▶ _Task details_
Reproduce the data below in full and exclude every picture.

──────── Collected data ────────

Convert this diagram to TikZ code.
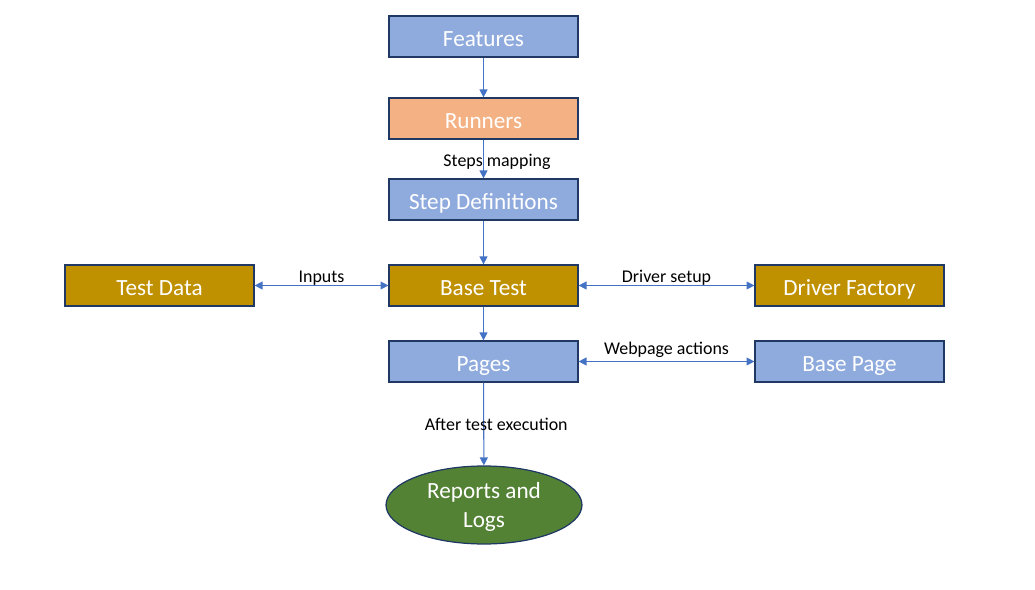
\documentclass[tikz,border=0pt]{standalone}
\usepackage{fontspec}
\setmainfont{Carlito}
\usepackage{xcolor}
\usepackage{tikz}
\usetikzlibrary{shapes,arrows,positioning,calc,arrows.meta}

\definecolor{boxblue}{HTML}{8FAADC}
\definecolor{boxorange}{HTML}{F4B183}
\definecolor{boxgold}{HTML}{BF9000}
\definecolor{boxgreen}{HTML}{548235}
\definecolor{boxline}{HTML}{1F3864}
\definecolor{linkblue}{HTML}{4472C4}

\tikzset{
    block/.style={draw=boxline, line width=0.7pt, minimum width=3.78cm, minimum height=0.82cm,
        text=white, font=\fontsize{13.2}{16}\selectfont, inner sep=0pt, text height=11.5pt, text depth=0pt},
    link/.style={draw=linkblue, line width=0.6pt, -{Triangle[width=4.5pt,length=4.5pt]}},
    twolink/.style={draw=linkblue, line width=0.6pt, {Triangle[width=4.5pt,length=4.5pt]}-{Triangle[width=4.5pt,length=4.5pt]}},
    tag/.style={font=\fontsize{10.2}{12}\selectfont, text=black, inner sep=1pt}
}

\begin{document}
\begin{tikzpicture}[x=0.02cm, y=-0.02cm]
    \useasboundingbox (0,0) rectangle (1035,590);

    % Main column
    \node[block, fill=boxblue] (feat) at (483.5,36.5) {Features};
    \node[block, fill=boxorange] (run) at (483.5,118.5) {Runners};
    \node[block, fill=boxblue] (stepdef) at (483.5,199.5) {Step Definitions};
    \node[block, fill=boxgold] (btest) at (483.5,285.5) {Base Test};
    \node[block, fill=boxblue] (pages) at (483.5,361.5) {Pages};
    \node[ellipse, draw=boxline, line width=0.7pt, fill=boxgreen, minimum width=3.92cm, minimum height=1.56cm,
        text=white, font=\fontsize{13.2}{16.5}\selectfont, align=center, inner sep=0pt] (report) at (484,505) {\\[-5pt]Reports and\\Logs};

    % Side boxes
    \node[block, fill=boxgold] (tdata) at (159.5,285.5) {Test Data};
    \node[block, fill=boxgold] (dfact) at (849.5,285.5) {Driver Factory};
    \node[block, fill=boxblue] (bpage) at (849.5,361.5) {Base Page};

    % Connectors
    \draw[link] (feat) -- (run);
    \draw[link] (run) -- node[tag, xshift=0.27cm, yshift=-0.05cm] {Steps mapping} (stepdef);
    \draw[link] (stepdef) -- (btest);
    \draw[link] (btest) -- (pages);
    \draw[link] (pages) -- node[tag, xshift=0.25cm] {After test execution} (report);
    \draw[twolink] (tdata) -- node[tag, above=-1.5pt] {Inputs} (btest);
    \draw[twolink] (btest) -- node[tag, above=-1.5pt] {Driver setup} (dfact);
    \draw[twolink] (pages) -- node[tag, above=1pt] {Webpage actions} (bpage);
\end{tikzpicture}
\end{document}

────────

▶ _Exercise output_
Convert this diagram to TikZ code.
\documentclass[tikz,border=0pt]{standalone}
\usepackage{fontspec}
\setmainfont{Carlito}
\usepackage{xcolor}
\usepackage{tikz}
\usetikzlibrary{shapes,arrows,positioning,calc,arrows.meta}

\definecolor{boxblue}{HTML}{8FAADC}
\definecolor{boxorange}{HTML}{F4B183}
\definecolor{boxgold}{HTML}{BF9000}
\definecolor{boxgreen}{HTML}{548235}
\definecolor{boxline}{HTML}{1F3864}
\definecolor{linkblue}{HTML}{4472C4}

\tikzset{
    block/.style={draw=boxline, line width=0.7pt, minimum width=3.78cm, minimum height=0.82cm,
        text=white, font=\fontsize{13.2}{16}\selectfont, inner sep=0pt, text height=11.5pt, text depth=0pt},
    link/.style={draw=linkblue, line width=0.6pt, -{Triangle[width=4.5pt,length=4.5pt]}},
    twolink/.style={draw=linkblue, line width=0.6pt, {Triangle[width=4.5pt,length=4.5pt]}-{Triangle[width=4.5pt,length=4.5pt]}},
    tag/.style={font=\fontsize{10.2}{12}\selectfont, text=black, inner sep=1pt}
}

\begin{document}
\begin{tikzpicture}[x=0.02cm, y=-0.02cm]
    \useasboundingbox (0,0) rectangle (1035,590);

    % Main column
    \node[block, fill=boxblue] (feat) at (483.5,36.5) {Features};
    \node[block, fill=boxorange] (run) at (483.5,118.5) {Runners};
    \node[block, fill=boxblue] (stepdef) at (483.5,199.5) {Step Definitions};
    \node[block, fill=boxgold] (btest) at (483.5,285.5) {Base Test};
    \node[block, fill=boxblue] (pages) at (483.5,361.5) {Pages};
    \node[ellipse, draw=boxline, line width=0.7pt, fill=boxgreen, minimum width=3.92cm, minimum height=1.56cm,
        text=white, font=\fontsize{13.2}{16.5}\selectfont, align=center, inner sep=0pt] (report) at (484,505) {\\[-5pt]Reports and\\Logs};

    % Side boxes
    \node[block, fill=boxgold] (tdata) at (159.5,285.5) {Test Data};
    \node[block, fill=boxgold] (dfact) at (849.5,285.5) {Driver Factory};
    \node[block, fill=boxblue] (bpage) at (849.5,361.5) {Base Page};

    % Connectors
    \draw[link] (feat) -- (run);
    \draw[link] (run) -- node[tag, xshift=0.27cm, yshift=-0.05cm] {Steps mapping} (stepdef);
    \draw[link] (stepdef) -- (btest);
    \draw[link] (btest) -- (pages);
    \draw[link] (pages) -- node[tag, xshift=0.25cm] {After test execution} (report);
    \draw[twolink] (tdata) -- node[tag, above=-1.5pt] {Inputs} (btest);
    \draw[twolink] (btest) -- node[tag, above=-1.5pt] {Driver setup} (dfact);
    \draw[twolink] (pages) -- node[tag, above=1pt] {Webpage actions} (bpage);
\end{tikzpicture}
\end{document}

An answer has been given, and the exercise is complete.